> WRITTEN TASK
Pictures excluded, return the lines below from the first through the line holding "-61.4, -61.9, -62.3, -62.7, -63.1, -63.5, -63.9]".

###

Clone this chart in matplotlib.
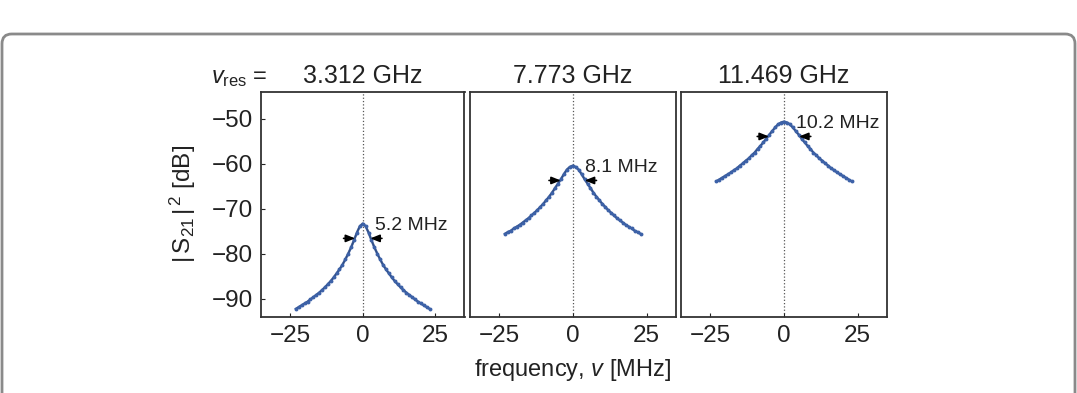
import numpy as np
import matplotlib
matplotlib.use("Agg")
import matplotlib.pyplot as plt
from matplotlib.patches import FancyBboxPatch

plt.rcParams['font.family'] = ['Liberation Sans', 'DejaVu Sans']
plt.rcParams['mathtext.fontset'] = 'custom'
plt.rcParams['mathtext.rm'] = 'Liberation Sans'
plt.rcParams['mathtext.it'] = 'Liberation Sans:italic'

# detuning from resonance [MHz]
freq = list(range(-23, 24))

# |S21|^2 [dB] (symmetric around 0)
s21_3312 = [-92.3, -91.9, -91.5, -91.1, -90.7, -90.2, -89.7, -89.2, -88.7, -88.1,
            -87.5, -86.8, -86.1, -85.3, -84.4, -83.5, -82.5, -81.3, -80.0, -78.6,
            -77.0, -75.3, -73.9, -73.3, -73.9, -75.3, -77.0, -78.6, -80.0, -81.3,
            -82.5, -83.5, -84.4, -85.3, -86.1, -86.8, -87.5, -88.1, -88.7, -89.2,
            -89.7, -90.2, -90.7, -91.1, -91.5, -91.9, -92.3]
s21_7773 = [-75.6, -75.2, -74.9, -74.4, -74.0, -73.6, -73.1, -72.6, -72.1, -71.5,
            -70.9, -70.3, -69.6, -68.9, -68.1, -67.3, -66.4, -65.4, -64.4, -63.4,
            -62.3, -61.3, -60.7, -60.4, -60.7, -61.3, -62.3, -63.4, -64.4, -65.4,
            -66.4, -67.3, -68.1, -68.9, -69.6, -70.3, -70.9, -71.5, -72.1, -72.6,
            -73.1, -73.6, -74.0, -74.4, -74.9, -75.2, -75.6]
s21_11469 = [-63.9, -63.5, -63.1, -62.7, -62.3, -61.9, -61.4, -61.0, -60.4, -59.9,
             -59.3, -58.8, -58.1, -57.5, -56.7, -56.0, -55.2, -54.4, -53.5, -52.7,
             -51.9, -51.2, -50.8, -50.6, -50.8, -51.2, -51.9, -52.7, -53.5, -54.4,
             -55.2, -56.0, -56.7, -57.5, -58.1, -58.8, -59.3, -59.9, -60.4, -61.0,
             -61.4, -61.9, -62.3, -62.7, -63.1, -63.5, -63.9]

titles = ['3.312 GHz', '7.773 GHz', '11.469 GHz']
widths = [5.2, 8.1, 10.2]          # FWHM [MHz]
peaks = [-73.3, -60.4, -50.6]      # peak level [dB]
curves = [s21_3312, s21_7773, s21_11469]

W, H = 1077, 393
fig = plt.figure(figsize=(W / 100, H / 100), dpi=100)

# rounded frame around the figure
frame = FancyBboxPatch((2 / W, -0.2), 1073 / W, 1.2 - 34 / H,
                       boxstyle="round,pad=0,rounding_size=0.009",
                       transform=fig.transFigure, fill=False,
                       edgecolor='#8a8a8a', linewidth=2, mutation_aspect=W / H)
fig.patches.append(frame)

lefts = [261, 469.5, 681]
pw = [203.5, 206.5, 206]
bottom = 1 - 316.5 / H
ph = 224.5 / H

blue = '#3d62a8'
for i in range(3):
    ax = fig.add_axes([lefts[i] / W, bottom, pw[i] / W, ph])
    ax.plot(freq, curves[i], color='black', lw=1.2, zorder=2)
    ax.plot(freq, curves[i], 'o', color=blue, ms=2.8, mew=0, zorder=3)
    ax.plot(freq, curves[i], color=blue, lw=1.8, alpha=0.8, zorder=3)
    ax.axvline(0, color='#555555', lw=0.9, ls=':', zorder=1)

    half = widths[i] / 2
    ylev = peaks[i] - 3.3
    for sgn in (-1, 1):
        ax.annotate('', xy=(sgn * half, ylev), xytext=(sgn * (half + 4.0), ylev),
                    arrowprops=dict(arrowstyle='-|>,head_length=0.55,head_width=0.22',
                                    color='black', lw=1.2, shrinkA=0, shrinkB=0),
                    zorder=4)
    ax.text(4.2, peaks[i] - 0.4, '%.1f MHz' % widths[i], fontsize=14,
            ha='left', va='center', color='#222222')

    ax.set_xlim(-35, 35)
    ax.set_ylim(-94, -44)
    ax.set_xticks([-25, 0, 25])
    ax.set_xticklabels(['\u221225', '0', '25'])
    ax.tick_params(axis='both', direction='in', length=3, width=0.8,
                   labelsize=17.5, colors='#222222', pad=6)
    if i == 0:
        ax.set_yticks([-90, -80, -70, -60, -50])
        ax.set_yticklabels(['\u221290', '\u221280', '\u221270', '\u221260', '\u221250'])
    else:
        ax.set_yticks([])
    for sp in ax.spines.values():
        sp.set_color('#333333')
        sp.set_linewidth(1.3)
    ax.text(0.5, 1.04, titles[i], transform=ax.transAxes, ha='center',
            va='baseline', fontsize=18, color='#222222')

fig.text(268 / W, 1 - 83 / H, '$v_\\mathrm{res}$ =', ha='right', va='baseline',
         fontsize=17, color='#222222')
fig.text(183 / W, 0.48, '$|\\,\\mathrm{S}_{21}\\,|^{\\,2}$ [dB]', rotation=90,
         ha='center', va='center', fontsize=17.5, color='#222222')
fig.text(573 / W, 1 - 370 / H, 'frequency, $v$ [MHz]', ha='center', va='center',
         fontsize=17, color='#222222')

fig.savefig('out.png', dpi=100)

###

> RESPONSE TO THIS EXERCISE
Clone this chart in matplotlib.
import numpy as np
import matplotlib
matplotlib.use("Agg")
import matplotlib.pyplot as plt
from matplotlib.patches import FancyBboxPatch

plt.rcParams['font.family'] = ['Liberation Sans', 'DejaVu Sans']
plt.rcParams['mathtext.fontset'] = 'custom'
plt.rcParams['mathtext.rm'] = 'Liberation Sans'
plt.rcParams['mathtext.it'] = 'Liberation Sans:italic'

# detuning from resonance [MHz]
freq = list(range(-23, 24))

# |S21|^2 [dB] (symmetric around 0)
s21_3312 = [-92.3, -91.9, -91.5, -91.1, -90.7, -90.2, -89.7, -89.2, -88.7, -88.1,
            -87.5, -86.8, -86.1, -85.3, -84.4, -83.5, -82.5, -81.3, -80.0, -78.6,
            -77.0, -75.3, -73.9, -73.3, -73.9, -75.3, -77.0, -78.6, -80.0, -81.3,
            -82.5, -83.5, -84.4, -85.3, -86.1, -86.8, -87.5, -88.1, -88.7, -89.2,
            -89.7, -90.2, -90.7, -91.1, -91.5, -91.9, -92.3]
s21_7773 = [-75.6, -75.2, -74.9, -74.4, -74.0, -73.6, -73.1, -72.6, -72.1, -71.5,
            -70.9, -70.3, -69.6, -68.9, -68.1, -67.3, -66.4, -65.4, -64.4, -63.4,
            -62.3, -61.3, -60.7, -60.4, -60.7, -61.3, -62.3, -63.4, -64.4, -65.4,
            -66.4, -67.3, -68.1, -68.9, -69.6, -70.3, -70.9, -71.5, -72.1, -72.6,
            -73.1, -73.6, -74.0, -74.4, -74.9, -75.2, -75.6]
s21_11469 = [-63.9, -63.5, -63.1, -62.7, -62.3, -61.9, -61.4, -61.0, -60.4, -59.9,
             -59.3, -58.8, -58.1, -57.5, -56.7, -56.0, -55.2, -54.4, -53.5, -52.7,
             -51.9, -51.2, -50.8, -50.6, -50.8, -51.2, -51.9, -52.7, -53.5, -54.4,
             -55.2, -56.0, -56.7, -57.5, -58.1, -58.8, -59.3, -59.9, -60.4, -61.0,
             -61.4, -61.9, -62.3, -62.7, -63.1, -63.5, -63.9]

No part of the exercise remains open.